Emerging TechnologyAR & VRYou know what AR is. But do you understand how it works?

You know what AR is. But do you understand how it works?

AR is one of today's hottest technologies, allowing consumers to virtually try on makeup and turn themselves into dogs on Snapchat. Here's how it works.

Augmented reality is one of the hottest technologies of this year and last year, and sure, 2017, too. Of course, it is, AR is a staple of modern mobile apps. It allows consumers to virtually try on clothes and makeup, visualize furniture in their homes, catch Pokémon, turn themselves into dogs on Snapchat, and even look at Facebook ads.

We write about AR all the time, but our focus is on how it’s used.
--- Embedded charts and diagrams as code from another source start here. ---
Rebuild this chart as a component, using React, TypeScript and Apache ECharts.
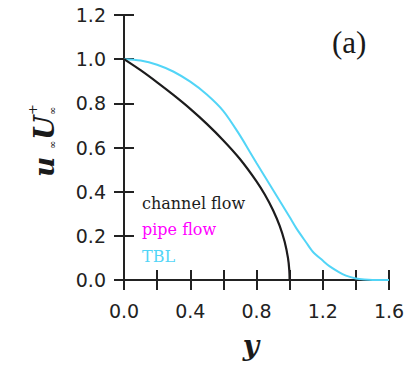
import React, { useEffect, useRef } from "react";
import * as echarts from "echarts";

// channel flow (black)
const channelY = [0, 0.1, 0.2, 0.3, 0.4, 0.5, 0.6, 0.7, 0.8, 0.85, 0.9, 0.94, 0.97, 0.99, 0.998, 1.0];
const channelU = [1.0, 0.95, 0.895, 0.837, 0.775, 0.707, 0.632, 0.548, 0.447, 0.387, 0.316, 0.245, 0.173, 0.1, 0.045, 0];
// pipe flow (magenta, hidden under the channel-flow curve)
const pipeY = [0, 0.1, 0.2, 0.3, 0.4, 0.5, 0.6, 0.7, 0.8, 0.85, 0.9, 0.94, 0.97, 0.99, 0.998, 1.0];
const pipeU = [1.0, 0.95, 0.895, 0.837, 0.775, 0.707, 0.632, 0.548, 0.447, 0.387, 0.316, 0.245, 0.173, 0.1, 0.045, 0];
// turbulent boundary layer (cyan)
const tblY = [0, 0.1, 0.2, 0.3, 0.4, 0.5, 0.6, 0.7, 0.76, 0.8, 0.9, 1.0, 1.04, 1.1, 1.14, 1.2, 1.24, 1.3, 1.34, 1.4, 1.45, 1.5, 1.6];
const tblU = [1.0, 0.994, 0.975, 0.943, 0.898, 0.84, 0.765, 0.655, 0.58, 0.53, 0.408, 0.285, 0.235, 0.17, 0.128, 0.088, 0.063, 0.035, 0.02, 0.007, 0.002, 0, 0];

const seriesNames = ["channel flow", "pipe flow", "TBL"];
const seriesColors = ["#1c1c1c", "#ff00ff", "#52d5f7"];

const AX = "#222222";

const pairs = (xs: number[], ys: number[]) => xs.map((x, i) => [x, ys[i]]);

export default function App() {
  const ref = useRef<HTMLDivElement>(null);
  useEffect(() => {
    if (!ref.current) return;
    const chart = echarts.init(ref.current, undefined, { renderer: "svg" });
    const axisLine = { show: true, lineStyle: { color: AX, width: 2 } };
    const axisTick = { show: true, inside: false, length: 10, lineStyle: { color: AX, width: 2 } };
    const labelFont = { fontFamily: "DejaVu Sans", fontSize: 19, color: AX };
    const mathFont = "italic bold 28px 'DejaVu Serif'";
    chart.setOption({
      animation: false,
      backgroundColor: "#ffffff",
      grid: { left: 124, right: 27, top: 15, bottom: 89, containLabel: false },
      legend: {
        orient: "vertical",
        left: 132,
        top: 190,
        icon: "none",
        itemWidth: 0,
        itemHeight: 16,
        itemGap: 10.5,
        selectedMode: false,
        textStyle: { fontFamily: "DejaVu Serif", fontSize: 16, lineHeight: 16 },
        data: seriesNames.map((n, i) => ({ name: n, textStyle: { color: seriesColors[i] } })),
      },
      xAxis: [
        {
          type: "value",
          position: "bottom",
          min: 0,
          max: 1.6,
          interval: 0.2,
          axisLine,
          axisTick,
          splitLine: { show: false },
          axisLabel: {
            ...labelFont,
            margin: 21,
            interval: 1,
            formatter: (v: number) => (Math.round(v * 10) % 4 === 0 ? v.toFixed(1) : ""),
          },
        },
        {
          type: "value",
          position: "top",
          min: 0,
          max: 1.6,
          interval: 0.2,
          axisLine,
          axisTick,
          splitLine: { show: false },
          axisLabel: { show: false },
        },
      ],
      yAxis: [
        {
          type: "value",
          position: "left",
          min: 0,
          max: 1.2,
          interval: 0.2,
          axisLine,
          axisTick,
          splitLine: { show: false },
          axisLabel: { ...labelFont, margin: 18, formatter: (v: number) => v.toFixed(1) },
        },
        {
          type: "value",
          position: "right",
          min: 0,
          max: 1.2,
          interval: 0.2,
          axisLine,
          axisTick,
          splitLine: { show: false },
          axisLabel: { show: false },
        },
      ],
      series: [
        {
          name: seriesNames[1],
          type: "line",
          data: pairs(pipeY, pipeU),
          smooth: 0.3,
          showSymbol: false,
          lineStyle: { color: seriesColors[1], width: 0.8 },
          itemStyle: { color: seriesColors[1] },
          z: 1,
        },
        {
          name: seriesNames[0],
          type: "line",
          data: pairs(channelY, channelU),
          smooth: 0.3,
          showSymbol: false,
          lineStyle: { color: seriesColors[0], width: 2.2 },
          itemStyle: { color: seriesColors[0] },
          z: 3,
        },
        {
          name: seriesNames[2],
          type: "line",
          data: pairs(tblY, tblU),
          smooth: 0.3,
          showSymbol: false,
          lineStyle: { color: seriesColors[2], width: 2 },
          itemStyle: { color: seriesColors[2] },
          z: 2,
        },
      ],
      graphic: [
        {
          type: "text",
          left: 332,
          top: 27,
          style: { text: "(a)", font: "31px 'Liberation Serif'", fill: "#1a1a1a" },
        },
        {
          type: "text",
          x: 251,
          y: 345,
          style: { text: "y", font: mathFont, fill: "#1a1a1a", align: "center", verticalAlign: "middle" },
        },
        {
          type: "group",
          x: 53,
          y: 176,
          rotation: Math.PI / 2,
          children: [
            { type: "text", x: -1, y: -9, style: { text: "u", font: mathFont, fill: "#1a1a1a", align: "left", verticalAlign: "middle" } },
            { type: "text", x: 27, y: -1, style: { text: "∞", font: "10px 'DejaVu Serif'", fill: "#1a1a1a", align: "left", verticalAlign: "middle" } },
            { type: "text", x: 36, y: -9, style: { text: "U", font: mathFont, fill: "#1a1a1a", align: "left", verticalAlign: "middle" } },
            { type: "text", x: 61, y: -1, style: { text: "∞", font: "10px 'DejaVu Serif'", fill: "#1a1a1a", align: "left", verticalAlign: "middle" } },
            { type: "text", x: 61, y: -21, style: { text: "+", font: "13px 'DejaVu Sans'", fill: "#1a1a1a", align: "left", verticalAlign: "middle" } },
          ],
        },
      ],
    });
    return () => chart.dispose();
  }, []);
  return <div ref={ref} style={{ width: 416, height: 369, position: "absolute", left: 0, top: 0 }} />;
}
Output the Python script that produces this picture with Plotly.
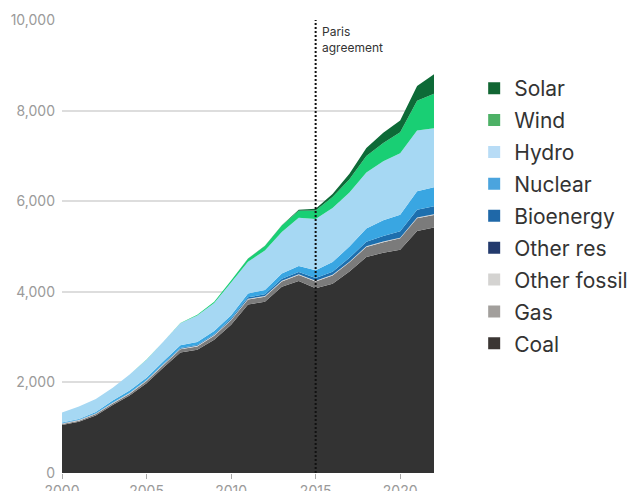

Now, we’re going to delve into how it actually works.

Intro to computer vision

In the most basic definition, AR involves superimposing sensory enhancements such as images or audio over what you actually see in the physical world. You probably knew that already, but you may not understand computer vision, where this begins.

Computer vision is an interdisciplinary scientific field that refers to computers’ understanding of digital videos and images. In other words, digitizing the human visual system. Computer vision acquires, processes, analyzes and understands these images, the way your retina would, and extracts their data, turning them into numbers and symbols. This is how Facebook recognizes people when suggesting photo tags, how you’re able to deposit a check with the Bank of America app, and how you can turn yourself into a taco on Snapchat.

AR - Snapchat filters

Let’s use the Snapchat filter as an example. When you use your camera, every frame is like a tiny image. Computer vision processes those images — in this case, your face. There are a few universal truths to the human face. Our eye regions are always darker than our upper cheeks, while the sockets are always darker than our foreheads.

With that information, computers scan image data and detect contrasts between lighter and darker pixels. Those pixels lead to facial recognition, but only if they’re facing forward. We’ll get back there.

What computer vision means for AR

Computer vision comes into play with AR because, in order for the technology to work, the computer must also understand the context of the physical world. Say you scan a Pizza Hut box to unlock AR content. Computer vision processes the position of the box, any images printed on the box and which direction it’s facing, and what else is in the frame.

Pizza Hut’s unbox AR campaign

Of course, the pizza box will have been embedded with a predefined marker. When the AR system recognizes that box, it captures the image with your smartphone camera. From there, it scans the image with sensors to identify exactly where to overlay the additional information on the box.

Next, the AR solution overlays the content on that spot. This must align precisely over the original frame, which explains why Snapchat filters disappear when you move your head. Together, these form a complete image, a combination of the real world and AR data.

There is also position-based AR, in which the app also utilizes GPS data and the mobile device’s compass, accelerometer, and gyroscope. The latter two determine your direction and orientation, respectively. Putting them in smartphone terms, the accelerometer is how your smartphone knows which direction you’re facing when you look at a map, while the gyroscope allows you to change the device’s orientation by rotating it.

AR - Chicago bus stop

Position-based AR uses geolocation, rather than the embedded marker, to display the content. Instead of pointing your phone at the Pizza Hut box, you can point it at a sign outside the restaurant, which triggers additional information, such as hours of operation or the menu. Last year, Perficient Digital Labs did something like this with Chicago bus stops.

Wrapping up

AR is live so this occurs every time the camera detects a new frame. This should theoretically occur in 16 milliseconds, as smartphones typically work at 60 frames per second. The AR frame is generally delayed by far more than that but it’s also far faster than the human brain can compute.

Either way, it’s helpful to understand because AR is far more popular than its cousin, virtual reality ever was. In March, eMarketer forecasted that 42.9 million Americans — 13% of the population — will use the technology at least once a month in 2019. Meanwhile, AR is expected to have a whopping 60% more users.

AR is also more practical. It doesn’t require a whole new device that blocks out the rest of the world; it’s already part of the device you already use to block out the rest of the world.